国民の動揺はあまり見られないが、逆に、第一波ほどの緊張感がないのが問題だ。第一波の経験により、ノンリスクグループにはあまり怖くないウイルスだという認識が広まったため、ノンリスクグループは全く自粛をせず、中には、クリスマスや新年の休暇には心置きなくイベントを楽しめるよう、休暇前に積極的に感染を済ませておきたいと考えた若者もおり、若い世代を中心に感染が拡大している。

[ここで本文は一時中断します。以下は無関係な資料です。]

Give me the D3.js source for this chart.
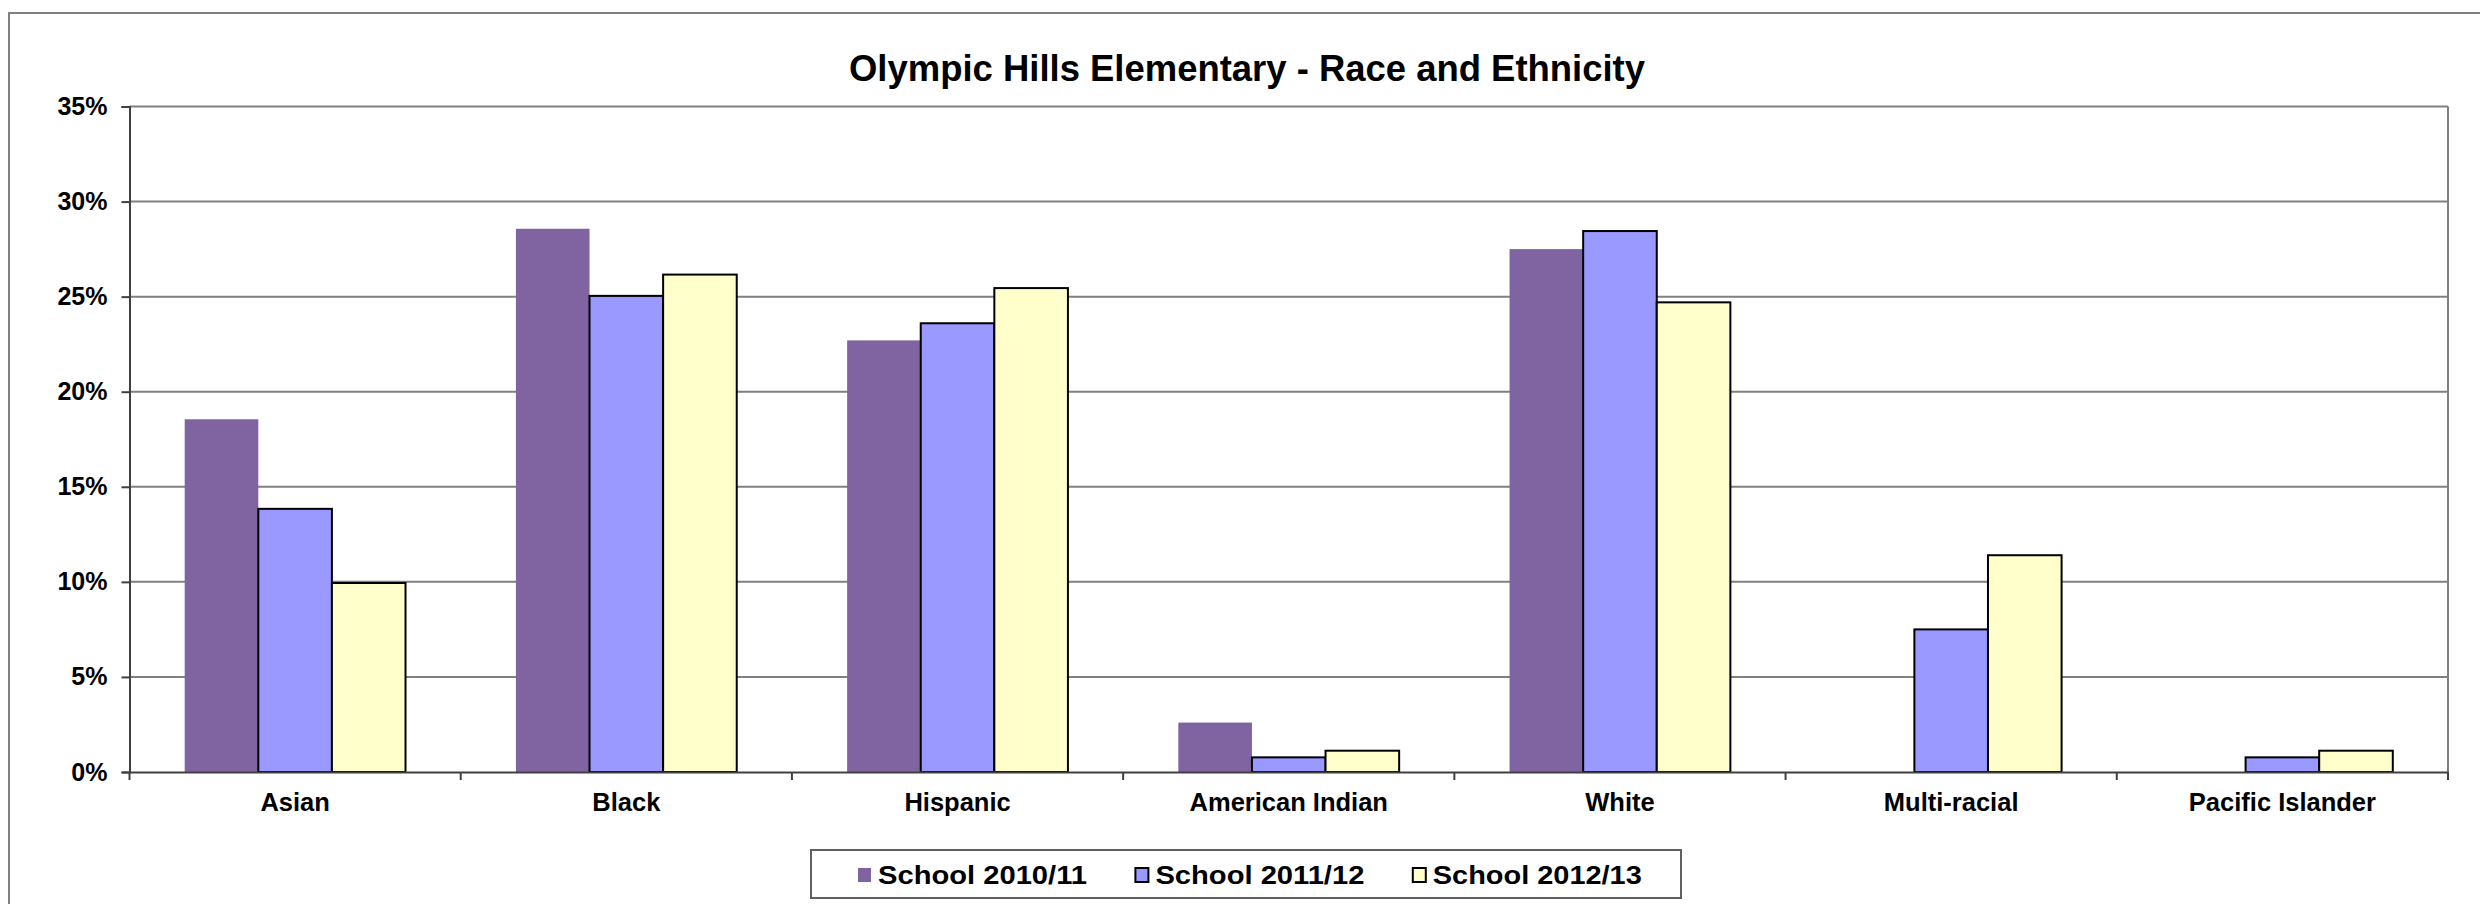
<!DOCTYPE html>
<html>
<head>
<meta charset="utf-8">
<script src="https://cdn.jsdelivr.net/npm/d3@7"></script>
<style>
  html, body { margin: 0; padding: 0; background: #fff; }
  svg { display: block; }
  text { font-family: "Liberation Sans", Arial, sans-serif; font-weight: bold; fill: #000; }
</style>
</head>
<body>
<svg id="chart" width="2480" height="904"></svg>
<script>
const title = "Olympic Hills Elementary - Race and Ethnicity";
const categories = ["Asian", "Black", "Hispanic", "American Indian", "White", "Multi-racial", "Pacific Islander"];
const seriesNames = ["School 2010/11", "School 2011/12", "School 2012/13"];
const values2010 = [18.55, 28.57, 22.7, 2.6, 27.5, 0, 0];
const values2011 = [13.84, 25.04, 23.6, 0.77, 28.45, 7.5, 0.77];
const values2012 = [9.94, 26.16, 25.45, 1.12, 24.7, 11.4, 1.12];
const yTicks = [0, 5, 10, 15, 20, 25, 30, 35];

const seriesValues = [values2010, values2011, values2012];
const fills = ["#8064A2", "#9999FF", "#FFFFCC"];
const strokes = ["none", "#000", "#000"];

const svg = d3.select("#chart");
const plot = { left: 129.5, right: 2448, top: 106.5, bottom: 772 };

// outer chart frame (extends beyond the picture on right and bottom)
svg.append("rect").attr("x", 9).attr("y", 13).attr("width", 2600).attr("height", 1000)
  .attr("fill", "#fff").attr("stroke", "#808080").attr("stroke-width", 2);

// title
svg.append("text").attr("x", 1247).attr("y", 81).attr("text-anchor", "middle")
  .attr("font-size", 36).attr("textLength", 796).attr("lengthAdjust", "spacingAndGlyphs").text(title);

const x0 = d3.scaleBand().domain(categories).range([plot.left, plot.right]).paddingInner(0).paddingOuter(0);
const x1 = d3.scaleBand().domain(d3.range(seriesNames.length)).range([0, x0.bandwidth()])
  .paddingInner(0).paddingOuter(0.75);
const y = d3.scaleLinear().domain([0, 35]).range([plot.bottom, plot.top]);

// gridlines
svg.append("g").selectAll("line").data(yTicks.filter(d => d > 0)).join("line")
  .attr("x1", plot.left).attr("x2", plot.right)
  .attr("y1", d => y(d)).attr("y2", d => y(d))
  .attr("stroke", "#808080").attr("stroke-width", 2);

// plot area right border
svg.append("line").attr("x1", plot.right).attr("x2", plot.right)
  .attr("y1", plot.top).attr("y2", plot.bottom)
  .attr("stroke", "#808080").attr("stroke-width", 2);

// bars
const groups = svg.append("g").selectAll("g").data(categories).join("g")
  .attr("transform", d => `translate(${x0(d)},0)`);
groups.selectAll("rect").data((c, ci) => seriesValues.map((vals, si) => ({ si, v: vals[ci] })))
  .join("rect")
  .attr("x", d => x1(d.si))
  .attr("width", x1.bandwidth())
  .attr("y", d => y(d.v))
  .attr("height", d => y(0) - y(d.v))
  .attr("fill", d => fills[d.si])
  .attr("stroke", d => d.v > 0 ? strokes[d.si] : "none")
  .attr("stroke-width", 2);

// y axis
const yAxis = svg.append("g").attr("transform", `translate(${plot.left},0)`)
  .call(d3.axisLeft(y).tickValues(yTicks).tickFormat(d => d + "%").tickSize(8).tickPadding(14));
yAxis.select(".domain").attr("stroke", "#404040").attr("stroke-width", 2);
yAxis.selectAll(".tick line").attr("stroke", "#404040").attr("stroke-width", 2);
yAxis.selectAll(".tick text").attr("font-size", 25).attr("font-family", "Liberation Sans, Arial, sans-serif")
  .attr("font-weight", "bold").attr("fill", "#000");

// x axis
const xAxis = svg.append("g").attr("transform", `translate(0,${plot.bottom})`)
  .call(d3.axisBottom(x0).tickSize(0).tickPadding(30));
xAxis.select(".domain").attr("stroke", "#404040").attr("stroke-width", 2);
xAxis.selectAll(".tick text").attr("font-size", 25.5).attr("font-family", "Liberation Sans, Arial, sans-serif")
  .attr("font-weight", "bold").attr("fill", "#000").attr("dy", "0.35em");
// category separator ticks
svg.append("g").selectAll("line").data(categories.concat([null])).join("line")
  .attr("x1", (d, i) => i < categories.length ? x0(d) : plot.right)
  .attr("x2", (d, i) => i < categories.length ? x0(d) : plot.right)
  .attr("y1", plot.bottom).attr("y2", plot.bottom + 8)
  .attr("stroke", "#404040").attr("stroke-width", 2);

// legend
const legend = svg.append("g");
legend.append("rect").attr("x", 811).attr("y", 850).attr("width", 870).attr("height", 48)
  .attr("fill", "#fff").attr("stroke", "#606060").attr("stroke-width", 2);
const items = legend.selectAll("g.item").data(seriesNames).join("g").attr("class", "item")
  .attr("transform", (d, i) => `translate(${857 + i * 277.4},0)`);
items.append("rect").attr("x", 1).attr("y", 868).attr("width", 13).attr("height", 14)
  .attr("fill", (d, i) => fills[i]).attr("stroke", (d, i) => strokes[i]).attr("stroke-width", 2);
items.append("text").attr("x", 21).attr("y", 884).attr("font-size", 26)
  .attr("textLength", 209).attr("lengthAdjust", "spacingAndGlyphs").text(d => d);
</script>
</body>
</html>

ICUでは早期の挿管を避け、治療期間も第一波の半分となったことは特筆すべきことである。日本人と比べ欧米人は血栓を形成しやすいため、入院と同時に低分子ヘパリン治療を始め、炎症反応が増悪傾向にある患者にはステロイド内服をさせ、細菌性感染の合併が疑われる場合は抗生剤を併用するのが標準治療である。重症化が懸念される患者には抗ウイルス剤を投与する場合もある。
第一波と同様、現在、通常診療はかなり縮小されている。宮川医師が所属する外科部門では、手術室から麻酔科医、麻酔科専門看護師がICU診療へ配置換えとなったため、待機手術の件数はおよそ通常時の3分の1となっている。待つことのできない癌の手術や、他の病院ではできない高難度の手術などに優先順位をつけて待機手術の件数を絞っている。同時に、緊急手術は通常通りであるため、医療資源はギリギリの状態である。夫君がスウェーデン人であり、義父は手術が受けられれば助かったはずが、このコロナ禍の事情で施術されず亡くなっている。
第一波よりも厳しい状況と言える点は、第一波により既に通常診療に遅延が出ているため、これ以上の遅延はできる限り出したくないこと、また、第一波でICU診療に携わったスタッフの疲弊が激しく、第一波と同じレベルまでICUのベッド数を増やせないことなどが挙げられる。